In truth, "I" (as consciousness) observe the character who can only manifest himself through my conscious observation. I do not judge him, I love him as I love anyone who enters my conscious sphere.
The experience of the ultimate state, of consciousness free from identification, is exposed in various spiritual schools such as: Satori, Holy Spirit, Samadhi, Shaktipat, etc. It is usually understood that this experience of “awakening” to one’s nature is consequent to a particular condition of openness in which the “grace” of the Self (pure Awareness) can manifest itself and impart the knowledge of what we have always been and always will be.
Unfortunately, due to the accumulation of “vasana” mental tendencies, the lived experience does not always stabilize in permanent realization.
Therefore, awakening does not correspond to realization (or only in rare cases of full spiritual maturity). And here we are faced with a paradox, on the one hand there is the unequivocal awareness of the ultimate state that can never be erased, on the other a partial obscuring of this truth following the residual activity of the vasanas that continue to operate in the mind of the seeker…
Once revealed, knowledge takes time to stabilize. The Self is certainly within the direct experience of each one, but not as one can imagine, it is simply what it is. This “experience” is called samadhi. But due to the fluctuation of the mind, knowledge requires practice to stabilize.

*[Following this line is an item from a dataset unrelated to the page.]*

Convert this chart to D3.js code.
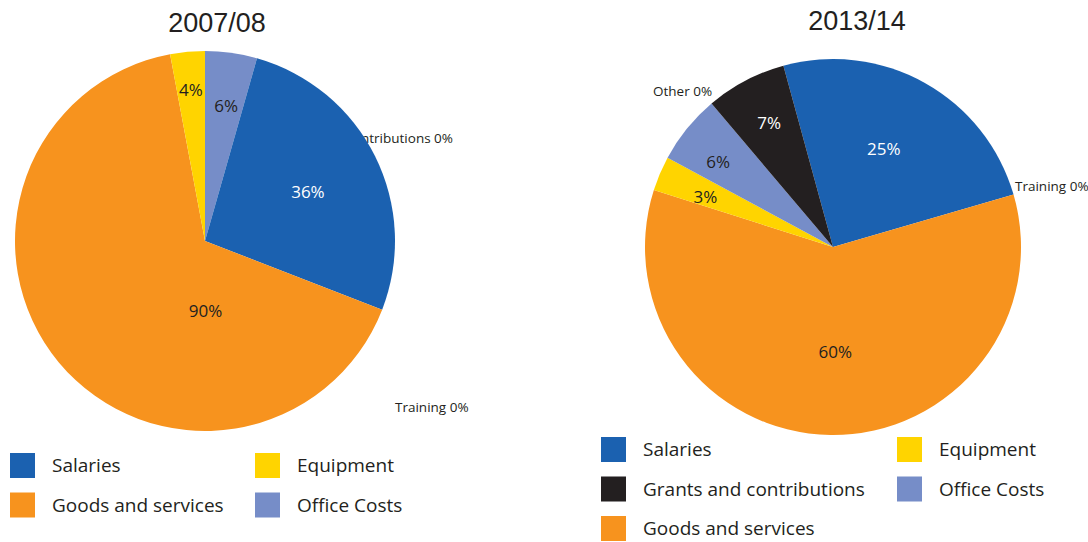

So the work of the seeker is to eliminate the vasanas. A great help in this work of cleansing - as Ramana Maharshi stated - is to stay in the vicinity of a realized saint, so that the vasanas cease to be active, the mind becomes quiet and samadhi comes. In this way the seeker gets a correct experience in the presence of the master.
A practice to keep the awareness fixed on the Self (Noumenon or real subject) is to ask oneself "who am I?", and if thoughts should arise, during self-enquiry, one should ask oneself "to whom do these thoughts arise?". In this way one can remain as long as possible on the sense of presence, without giving an objective identification to this pure subjective identity.
To maintain this experience stably an effort is necessary and finally the seeker will know his true nature even in the midst of everyday life. This is the state that is beyond our effort or lack of effort.
From here we can understand the importance of “awakening” for which, once the “joy of the Self” has been tasted, the seeker cannot help but turn to it repeatedly trying to reconquer it.
Once the joy of peace has been experienced, no one will want to turn to any other search.